- _Data lines_:
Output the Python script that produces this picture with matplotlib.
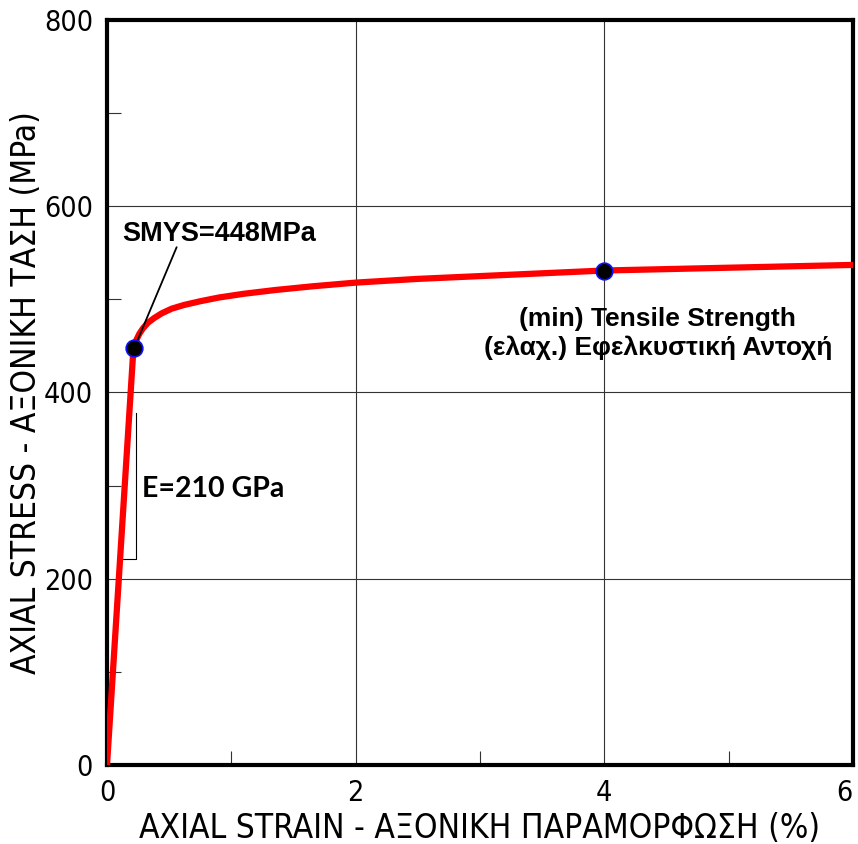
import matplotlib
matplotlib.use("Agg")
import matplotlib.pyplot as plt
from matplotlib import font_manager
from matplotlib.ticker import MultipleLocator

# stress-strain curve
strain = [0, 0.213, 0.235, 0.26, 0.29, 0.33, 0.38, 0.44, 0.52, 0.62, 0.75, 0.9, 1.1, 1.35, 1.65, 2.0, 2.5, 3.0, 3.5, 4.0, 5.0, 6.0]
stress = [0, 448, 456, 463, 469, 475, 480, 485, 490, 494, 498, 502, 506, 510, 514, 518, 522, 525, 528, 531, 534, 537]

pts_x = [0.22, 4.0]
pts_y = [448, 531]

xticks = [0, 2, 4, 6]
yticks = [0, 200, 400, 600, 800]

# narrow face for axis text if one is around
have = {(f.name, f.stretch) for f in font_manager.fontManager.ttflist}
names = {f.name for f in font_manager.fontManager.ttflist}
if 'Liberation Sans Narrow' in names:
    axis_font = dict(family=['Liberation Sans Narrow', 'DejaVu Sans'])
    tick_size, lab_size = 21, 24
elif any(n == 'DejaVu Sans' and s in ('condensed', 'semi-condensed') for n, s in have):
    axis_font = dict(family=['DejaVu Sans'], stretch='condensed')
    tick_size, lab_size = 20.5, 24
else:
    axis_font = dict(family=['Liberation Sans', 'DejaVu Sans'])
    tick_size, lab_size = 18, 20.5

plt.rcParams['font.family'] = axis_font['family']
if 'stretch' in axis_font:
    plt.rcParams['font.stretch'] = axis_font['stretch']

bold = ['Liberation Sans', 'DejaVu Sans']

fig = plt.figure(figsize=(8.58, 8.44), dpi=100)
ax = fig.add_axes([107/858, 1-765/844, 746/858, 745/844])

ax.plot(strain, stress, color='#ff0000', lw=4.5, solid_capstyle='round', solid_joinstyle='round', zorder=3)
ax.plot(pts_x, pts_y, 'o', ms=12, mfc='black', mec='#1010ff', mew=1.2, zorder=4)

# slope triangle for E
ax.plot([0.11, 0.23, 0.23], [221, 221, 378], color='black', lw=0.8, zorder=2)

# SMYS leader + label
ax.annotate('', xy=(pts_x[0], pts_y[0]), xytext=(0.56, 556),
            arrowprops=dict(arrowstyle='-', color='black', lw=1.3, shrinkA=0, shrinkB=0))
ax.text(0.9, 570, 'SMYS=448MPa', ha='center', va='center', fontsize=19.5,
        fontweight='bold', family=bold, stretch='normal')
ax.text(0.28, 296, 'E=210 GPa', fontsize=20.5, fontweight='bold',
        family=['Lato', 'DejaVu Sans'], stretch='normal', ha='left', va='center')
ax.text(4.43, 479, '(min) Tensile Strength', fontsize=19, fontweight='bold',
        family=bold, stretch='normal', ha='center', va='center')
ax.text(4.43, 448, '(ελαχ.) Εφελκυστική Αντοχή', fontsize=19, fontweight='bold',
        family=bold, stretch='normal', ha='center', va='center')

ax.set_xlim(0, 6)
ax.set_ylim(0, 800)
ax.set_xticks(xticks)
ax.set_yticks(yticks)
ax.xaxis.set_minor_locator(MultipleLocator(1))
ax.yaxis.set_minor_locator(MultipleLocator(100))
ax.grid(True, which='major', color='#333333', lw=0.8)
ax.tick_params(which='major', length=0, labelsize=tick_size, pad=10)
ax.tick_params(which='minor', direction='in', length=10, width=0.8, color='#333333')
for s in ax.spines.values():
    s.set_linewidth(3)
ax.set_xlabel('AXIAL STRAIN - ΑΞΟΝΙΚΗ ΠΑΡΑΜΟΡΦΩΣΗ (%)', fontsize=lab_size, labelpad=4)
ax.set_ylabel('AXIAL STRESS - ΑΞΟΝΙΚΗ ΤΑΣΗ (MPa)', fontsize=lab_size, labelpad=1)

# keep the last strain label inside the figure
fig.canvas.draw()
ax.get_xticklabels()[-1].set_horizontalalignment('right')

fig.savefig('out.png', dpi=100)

- _Directive_:
Begin at the first line of the data above and repeat each line exactly, stopping after the line containing "from matplotlib.ticker import MultipleLocator". Omit the pictures.

- _Solution to this task_:
Output the Python script that produces this picture with matplotlib.
import matplotlib
matplotlib.use("Agg")
import matplotlib.pyplot as plt
from matplotlib import font_manager
from matplotlib.ticker import MultipleLocator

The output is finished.